For months if not years rumor had it that Google was cooking up a browser of their own which many dubbed "The gBrowser". Since Google had built a good relationship with the Mozilla foundation it was presumed that they would build it on top of the Mozilla rendering engine "Gecko" but Google has just announced / released the "Google Chrome" Web Browser, based on WebKit, the rendering engine inside Safari and Konqueror.
You can download the beta here for Windows (it will be available for Mac and Linux shortly) in one of 43 languages and give it a test spin yourself.
The interface screams of simplicity yet under the hood contains a lot of great design. The browser is designed to load each tab as its own process in the host Operating System, thus if one site crashes, you need not lose your entire browser and all other sites.

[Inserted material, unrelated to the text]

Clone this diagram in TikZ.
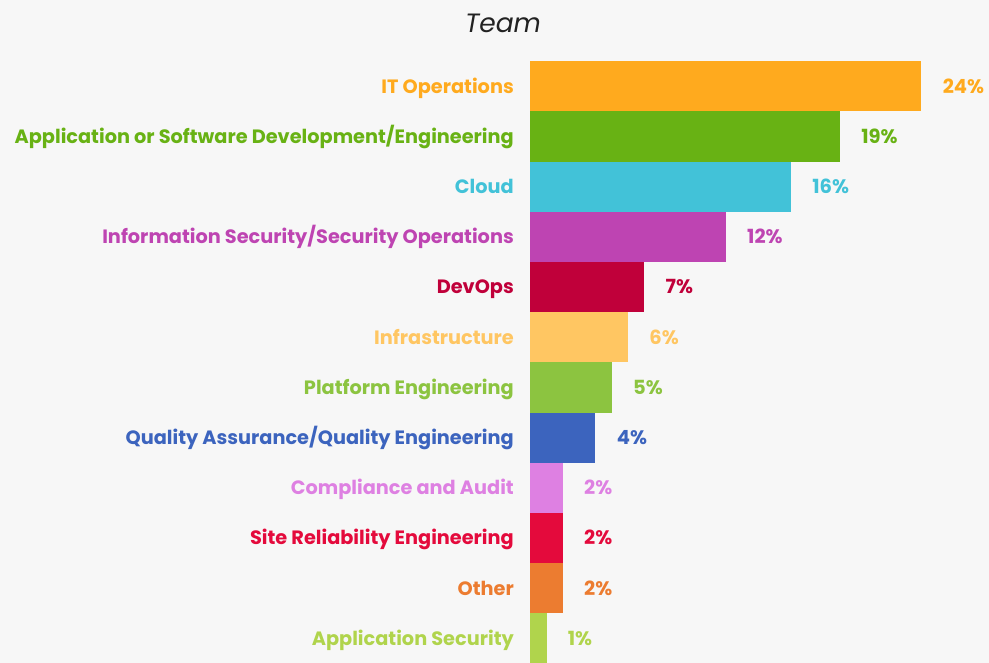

Tabs can be easily dragged, dropped and re-arranged... and best of all you can drag a tab out of the set, and start a new window... or merge one or more tabs back into one window just by dragging it back. (Note to all Web Browser makers, this is how all browsers should work!
Developers will be happy too, since it runs WebKit, its fast and any site that supports Safari 3.1 will work just fine with Google Chrome. Not only that it comes with a Task Manager that reports back how much memory your web site/application is actually using so you can watch your memory management and check for memory leaks.
For end users and developers go download it now and check it out! As for Google, welcome to the Modern Browser party, we're certainly glad to have you... Diversity is the key to the modern web.